- Your objective -
Beginning with the first line, set down every line through the one containing "const loDisent = [25, 40, 34, 26, 18, 13];", exactly as it appears, but not the pictures.
— begin Material —
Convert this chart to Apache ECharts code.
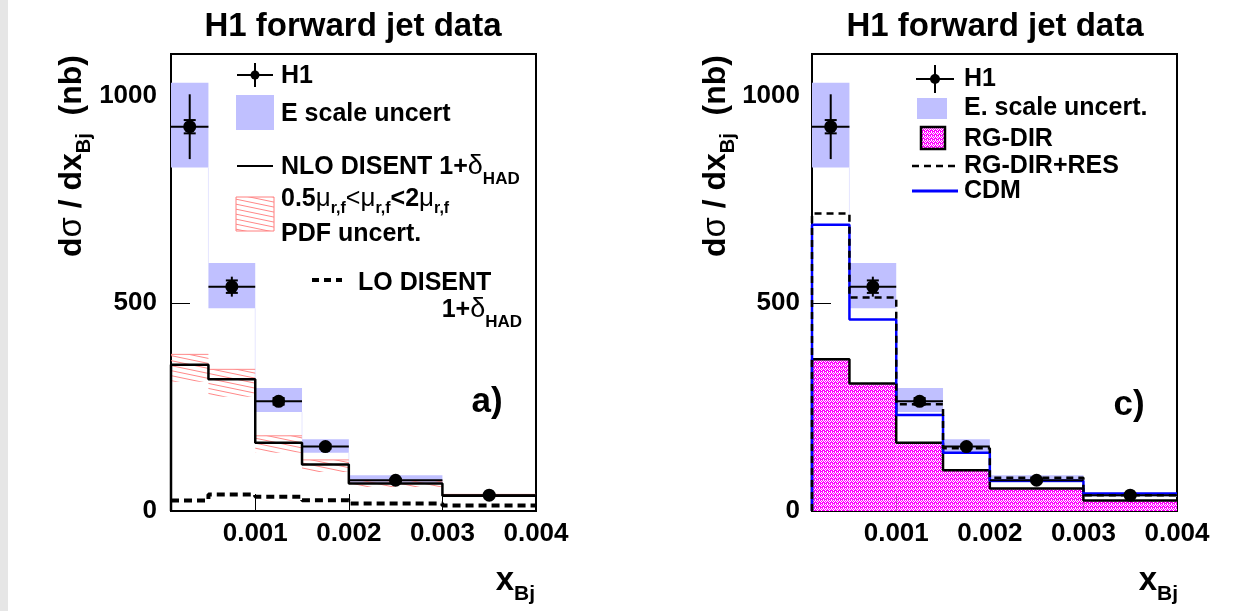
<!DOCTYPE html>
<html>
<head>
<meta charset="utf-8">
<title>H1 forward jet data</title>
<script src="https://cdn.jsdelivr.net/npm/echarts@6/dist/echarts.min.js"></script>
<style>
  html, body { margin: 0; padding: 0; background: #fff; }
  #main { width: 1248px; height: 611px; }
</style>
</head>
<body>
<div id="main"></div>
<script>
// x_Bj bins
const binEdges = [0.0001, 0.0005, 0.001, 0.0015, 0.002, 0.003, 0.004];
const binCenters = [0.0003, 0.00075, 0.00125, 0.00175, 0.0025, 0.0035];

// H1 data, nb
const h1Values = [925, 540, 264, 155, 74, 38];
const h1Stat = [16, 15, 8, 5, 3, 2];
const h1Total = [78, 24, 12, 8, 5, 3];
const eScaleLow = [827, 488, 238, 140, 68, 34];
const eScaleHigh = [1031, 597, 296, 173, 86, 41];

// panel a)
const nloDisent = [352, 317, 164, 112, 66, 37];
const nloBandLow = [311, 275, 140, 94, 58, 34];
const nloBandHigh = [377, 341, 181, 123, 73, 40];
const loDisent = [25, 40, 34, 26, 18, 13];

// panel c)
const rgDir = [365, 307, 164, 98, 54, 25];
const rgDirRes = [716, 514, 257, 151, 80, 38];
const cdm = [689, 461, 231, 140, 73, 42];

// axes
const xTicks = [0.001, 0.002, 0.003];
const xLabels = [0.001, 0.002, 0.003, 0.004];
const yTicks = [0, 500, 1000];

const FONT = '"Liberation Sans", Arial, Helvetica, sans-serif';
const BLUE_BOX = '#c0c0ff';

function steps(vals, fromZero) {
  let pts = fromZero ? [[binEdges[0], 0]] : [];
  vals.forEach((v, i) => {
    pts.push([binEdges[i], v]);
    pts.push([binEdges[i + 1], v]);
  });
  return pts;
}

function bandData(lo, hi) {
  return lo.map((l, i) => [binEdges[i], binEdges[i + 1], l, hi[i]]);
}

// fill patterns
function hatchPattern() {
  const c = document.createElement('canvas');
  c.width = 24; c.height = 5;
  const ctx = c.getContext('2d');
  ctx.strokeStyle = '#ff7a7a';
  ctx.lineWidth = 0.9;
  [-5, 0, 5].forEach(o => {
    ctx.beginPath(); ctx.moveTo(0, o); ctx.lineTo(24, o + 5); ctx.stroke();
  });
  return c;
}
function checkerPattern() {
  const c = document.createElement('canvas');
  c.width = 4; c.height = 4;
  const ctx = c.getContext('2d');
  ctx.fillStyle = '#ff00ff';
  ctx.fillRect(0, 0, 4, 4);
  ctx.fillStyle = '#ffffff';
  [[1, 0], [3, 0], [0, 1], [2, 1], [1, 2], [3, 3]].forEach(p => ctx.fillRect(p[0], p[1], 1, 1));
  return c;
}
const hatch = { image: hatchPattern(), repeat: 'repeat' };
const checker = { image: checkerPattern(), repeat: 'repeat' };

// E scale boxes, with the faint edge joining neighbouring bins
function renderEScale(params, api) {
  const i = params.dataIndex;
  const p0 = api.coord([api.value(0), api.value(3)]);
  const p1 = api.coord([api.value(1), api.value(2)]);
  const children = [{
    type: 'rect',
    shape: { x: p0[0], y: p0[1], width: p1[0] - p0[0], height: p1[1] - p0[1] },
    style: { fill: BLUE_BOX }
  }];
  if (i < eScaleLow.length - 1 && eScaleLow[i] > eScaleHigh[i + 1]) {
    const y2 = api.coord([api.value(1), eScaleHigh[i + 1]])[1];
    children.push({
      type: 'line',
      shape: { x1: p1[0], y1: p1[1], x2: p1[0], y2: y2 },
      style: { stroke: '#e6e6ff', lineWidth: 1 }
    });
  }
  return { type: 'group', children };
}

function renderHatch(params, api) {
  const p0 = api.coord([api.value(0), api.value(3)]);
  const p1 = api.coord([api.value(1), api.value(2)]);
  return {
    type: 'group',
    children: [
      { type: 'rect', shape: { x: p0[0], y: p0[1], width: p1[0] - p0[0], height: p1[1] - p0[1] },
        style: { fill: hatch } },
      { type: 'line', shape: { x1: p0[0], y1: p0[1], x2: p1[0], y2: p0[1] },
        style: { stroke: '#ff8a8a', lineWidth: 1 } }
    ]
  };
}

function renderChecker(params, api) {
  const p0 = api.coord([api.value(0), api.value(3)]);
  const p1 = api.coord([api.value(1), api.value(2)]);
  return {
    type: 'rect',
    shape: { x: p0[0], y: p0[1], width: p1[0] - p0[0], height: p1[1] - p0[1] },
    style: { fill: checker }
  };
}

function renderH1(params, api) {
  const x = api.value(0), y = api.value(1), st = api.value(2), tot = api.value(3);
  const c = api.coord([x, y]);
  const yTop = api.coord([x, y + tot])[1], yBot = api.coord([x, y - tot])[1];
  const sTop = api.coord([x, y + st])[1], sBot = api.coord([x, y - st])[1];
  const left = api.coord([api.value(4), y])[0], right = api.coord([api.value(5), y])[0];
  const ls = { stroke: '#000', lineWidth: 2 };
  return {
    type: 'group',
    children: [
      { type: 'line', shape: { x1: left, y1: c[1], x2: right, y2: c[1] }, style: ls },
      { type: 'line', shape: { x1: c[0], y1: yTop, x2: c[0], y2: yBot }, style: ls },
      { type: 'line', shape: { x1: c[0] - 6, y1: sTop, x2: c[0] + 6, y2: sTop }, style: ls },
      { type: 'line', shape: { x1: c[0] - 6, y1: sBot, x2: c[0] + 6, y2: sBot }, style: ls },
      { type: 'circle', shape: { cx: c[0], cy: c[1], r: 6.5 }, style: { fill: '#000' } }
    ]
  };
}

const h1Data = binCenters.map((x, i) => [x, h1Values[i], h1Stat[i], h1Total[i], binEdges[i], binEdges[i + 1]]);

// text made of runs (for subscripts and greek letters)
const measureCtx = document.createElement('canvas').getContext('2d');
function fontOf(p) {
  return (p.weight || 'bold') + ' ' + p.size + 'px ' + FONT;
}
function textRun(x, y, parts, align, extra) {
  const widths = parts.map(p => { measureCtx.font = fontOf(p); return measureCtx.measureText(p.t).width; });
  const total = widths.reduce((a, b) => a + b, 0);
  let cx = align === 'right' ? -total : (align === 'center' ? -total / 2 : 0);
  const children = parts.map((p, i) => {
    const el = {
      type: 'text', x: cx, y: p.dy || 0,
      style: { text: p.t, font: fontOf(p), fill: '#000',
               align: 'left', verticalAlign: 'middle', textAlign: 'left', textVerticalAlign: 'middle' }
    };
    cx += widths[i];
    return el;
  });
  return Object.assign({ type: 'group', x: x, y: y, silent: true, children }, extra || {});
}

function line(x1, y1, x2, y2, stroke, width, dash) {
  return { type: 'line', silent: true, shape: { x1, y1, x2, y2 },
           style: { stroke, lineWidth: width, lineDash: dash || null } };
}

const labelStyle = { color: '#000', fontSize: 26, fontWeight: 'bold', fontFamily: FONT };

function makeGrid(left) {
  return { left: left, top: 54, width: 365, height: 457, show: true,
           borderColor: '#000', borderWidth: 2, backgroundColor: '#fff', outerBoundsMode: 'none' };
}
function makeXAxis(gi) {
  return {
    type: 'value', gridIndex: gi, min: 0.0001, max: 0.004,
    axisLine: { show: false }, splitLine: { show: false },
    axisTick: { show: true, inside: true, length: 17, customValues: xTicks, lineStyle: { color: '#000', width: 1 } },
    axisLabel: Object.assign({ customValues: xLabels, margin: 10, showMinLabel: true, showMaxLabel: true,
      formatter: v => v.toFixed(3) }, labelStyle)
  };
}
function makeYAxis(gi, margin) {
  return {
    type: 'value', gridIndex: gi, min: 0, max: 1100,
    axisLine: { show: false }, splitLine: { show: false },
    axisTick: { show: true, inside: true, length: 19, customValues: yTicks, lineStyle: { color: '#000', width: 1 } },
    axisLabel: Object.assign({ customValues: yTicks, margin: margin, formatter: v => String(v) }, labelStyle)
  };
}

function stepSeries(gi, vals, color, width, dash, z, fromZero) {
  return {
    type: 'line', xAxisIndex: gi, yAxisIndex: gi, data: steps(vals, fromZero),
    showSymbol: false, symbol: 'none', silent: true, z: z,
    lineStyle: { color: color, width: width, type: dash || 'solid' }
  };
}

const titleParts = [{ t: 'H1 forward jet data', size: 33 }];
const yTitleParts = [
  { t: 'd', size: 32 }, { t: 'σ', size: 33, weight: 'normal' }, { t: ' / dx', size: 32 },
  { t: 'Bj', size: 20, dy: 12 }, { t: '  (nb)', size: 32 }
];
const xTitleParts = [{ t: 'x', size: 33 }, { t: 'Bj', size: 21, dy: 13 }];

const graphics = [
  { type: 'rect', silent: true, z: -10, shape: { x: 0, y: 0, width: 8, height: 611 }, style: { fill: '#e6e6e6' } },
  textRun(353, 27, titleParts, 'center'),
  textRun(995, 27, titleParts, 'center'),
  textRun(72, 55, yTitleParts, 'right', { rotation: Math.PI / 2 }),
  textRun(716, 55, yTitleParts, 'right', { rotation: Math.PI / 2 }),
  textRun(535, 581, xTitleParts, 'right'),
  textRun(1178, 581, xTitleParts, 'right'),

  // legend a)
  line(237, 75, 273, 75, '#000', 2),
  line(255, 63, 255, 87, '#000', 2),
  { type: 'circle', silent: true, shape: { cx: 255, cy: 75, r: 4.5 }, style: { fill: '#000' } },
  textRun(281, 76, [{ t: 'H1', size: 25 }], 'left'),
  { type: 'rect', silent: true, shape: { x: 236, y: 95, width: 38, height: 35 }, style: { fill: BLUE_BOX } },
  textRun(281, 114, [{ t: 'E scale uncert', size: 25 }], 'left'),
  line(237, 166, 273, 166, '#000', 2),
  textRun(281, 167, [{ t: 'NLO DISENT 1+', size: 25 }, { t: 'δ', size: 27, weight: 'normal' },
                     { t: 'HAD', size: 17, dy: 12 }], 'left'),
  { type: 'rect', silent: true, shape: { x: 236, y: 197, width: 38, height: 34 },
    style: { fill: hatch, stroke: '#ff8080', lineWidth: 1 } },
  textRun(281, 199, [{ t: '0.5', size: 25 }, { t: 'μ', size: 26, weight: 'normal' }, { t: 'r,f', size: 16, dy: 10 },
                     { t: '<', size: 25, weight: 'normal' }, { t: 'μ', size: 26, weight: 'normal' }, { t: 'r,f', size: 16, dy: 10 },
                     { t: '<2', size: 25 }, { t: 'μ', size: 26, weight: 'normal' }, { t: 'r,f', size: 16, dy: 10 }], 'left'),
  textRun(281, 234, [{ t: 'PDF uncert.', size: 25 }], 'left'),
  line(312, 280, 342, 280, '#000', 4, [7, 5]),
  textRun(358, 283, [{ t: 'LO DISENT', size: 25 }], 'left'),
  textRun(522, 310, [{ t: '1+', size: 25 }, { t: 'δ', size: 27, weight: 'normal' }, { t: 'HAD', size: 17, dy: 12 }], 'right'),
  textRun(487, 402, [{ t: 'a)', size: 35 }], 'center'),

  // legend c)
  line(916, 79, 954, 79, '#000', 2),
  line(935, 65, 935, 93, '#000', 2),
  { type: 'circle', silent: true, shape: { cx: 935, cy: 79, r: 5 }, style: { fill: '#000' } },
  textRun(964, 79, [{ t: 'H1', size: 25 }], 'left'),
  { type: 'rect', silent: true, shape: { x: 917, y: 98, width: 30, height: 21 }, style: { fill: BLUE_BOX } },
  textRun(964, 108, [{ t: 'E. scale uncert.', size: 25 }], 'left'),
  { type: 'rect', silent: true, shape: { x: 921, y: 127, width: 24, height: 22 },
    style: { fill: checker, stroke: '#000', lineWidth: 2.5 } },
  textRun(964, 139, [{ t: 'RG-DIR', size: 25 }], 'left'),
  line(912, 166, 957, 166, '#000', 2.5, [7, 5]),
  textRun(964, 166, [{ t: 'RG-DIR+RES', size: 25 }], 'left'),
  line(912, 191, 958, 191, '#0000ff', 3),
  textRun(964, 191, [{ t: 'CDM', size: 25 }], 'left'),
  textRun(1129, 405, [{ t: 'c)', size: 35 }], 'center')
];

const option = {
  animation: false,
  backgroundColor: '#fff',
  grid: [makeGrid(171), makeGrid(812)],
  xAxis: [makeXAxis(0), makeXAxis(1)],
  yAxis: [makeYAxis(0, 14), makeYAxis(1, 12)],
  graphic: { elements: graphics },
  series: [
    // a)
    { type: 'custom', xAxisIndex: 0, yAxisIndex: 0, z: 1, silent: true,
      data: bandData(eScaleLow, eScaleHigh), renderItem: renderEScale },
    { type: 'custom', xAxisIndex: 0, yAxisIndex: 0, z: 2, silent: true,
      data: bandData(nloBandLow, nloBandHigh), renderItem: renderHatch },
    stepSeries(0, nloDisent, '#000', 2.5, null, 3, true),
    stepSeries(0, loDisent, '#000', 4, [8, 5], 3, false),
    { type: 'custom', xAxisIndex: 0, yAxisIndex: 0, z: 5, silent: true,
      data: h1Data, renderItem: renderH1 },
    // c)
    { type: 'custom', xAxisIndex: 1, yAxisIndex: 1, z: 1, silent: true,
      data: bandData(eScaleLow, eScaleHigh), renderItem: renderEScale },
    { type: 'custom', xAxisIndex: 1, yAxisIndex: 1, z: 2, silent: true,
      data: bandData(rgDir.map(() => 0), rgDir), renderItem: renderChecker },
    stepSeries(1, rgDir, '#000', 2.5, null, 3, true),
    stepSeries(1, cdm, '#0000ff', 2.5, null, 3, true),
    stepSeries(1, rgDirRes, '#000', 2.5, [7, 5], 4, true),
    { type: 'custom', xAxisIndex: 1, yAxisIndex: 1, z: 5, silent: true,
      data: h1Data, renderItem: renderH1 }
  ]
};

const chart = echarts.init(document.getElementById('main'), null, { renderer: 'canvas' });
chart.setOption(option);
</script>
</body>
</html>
— end Material —
- Written answer -
Convert this chart to Apache ECharts code.
<!DOCTYPE html>
<html>
<head>
<meta charset="utf-8">
<title>H1 forward jet data</title>
<script src="https://cdn.jsdelivr.net/npm/echarts@6/dist/echarts.min.js"></script>
<style>
  html, body { margin: 0; padding: 0; background: #fff; }
  #main { width: 1248px; height: 611px; }
</style>
</head>
<body>
<div id="main"></div>
<script>
// x_Bj bins
const binEdges = [0.0001, 0.0005, 0.001, 0.0015, 0.002, 0.003, 0.004];
const binCenters = [0.0003, 0.00075, 0.00125, 0.00175, 0.0025, 0.0035];

// H1 data, nb
const h1Values = [925, 540, 264, 155, 74, 38];
const h1Stat = [16, 15, 8, 5, 3, 2];
const h1Total = [78, 24, 12, 8, 5, 3];
const eScaleLow = [827, 488, 238, 140, 68, 34];
const eScaleHigh = [1031, 597, 296, 173, 86, 41];

// panel a)
const nloDisent = [352, 317, 164, 112, 66, 37];
const nloBandLow = [311, 275, 140, 94, 58, 34];
const nloBandHigh = [377, 341, 181, 123, 73, 40];
const loDisent = [25, 40, 34, 26, 18, 13];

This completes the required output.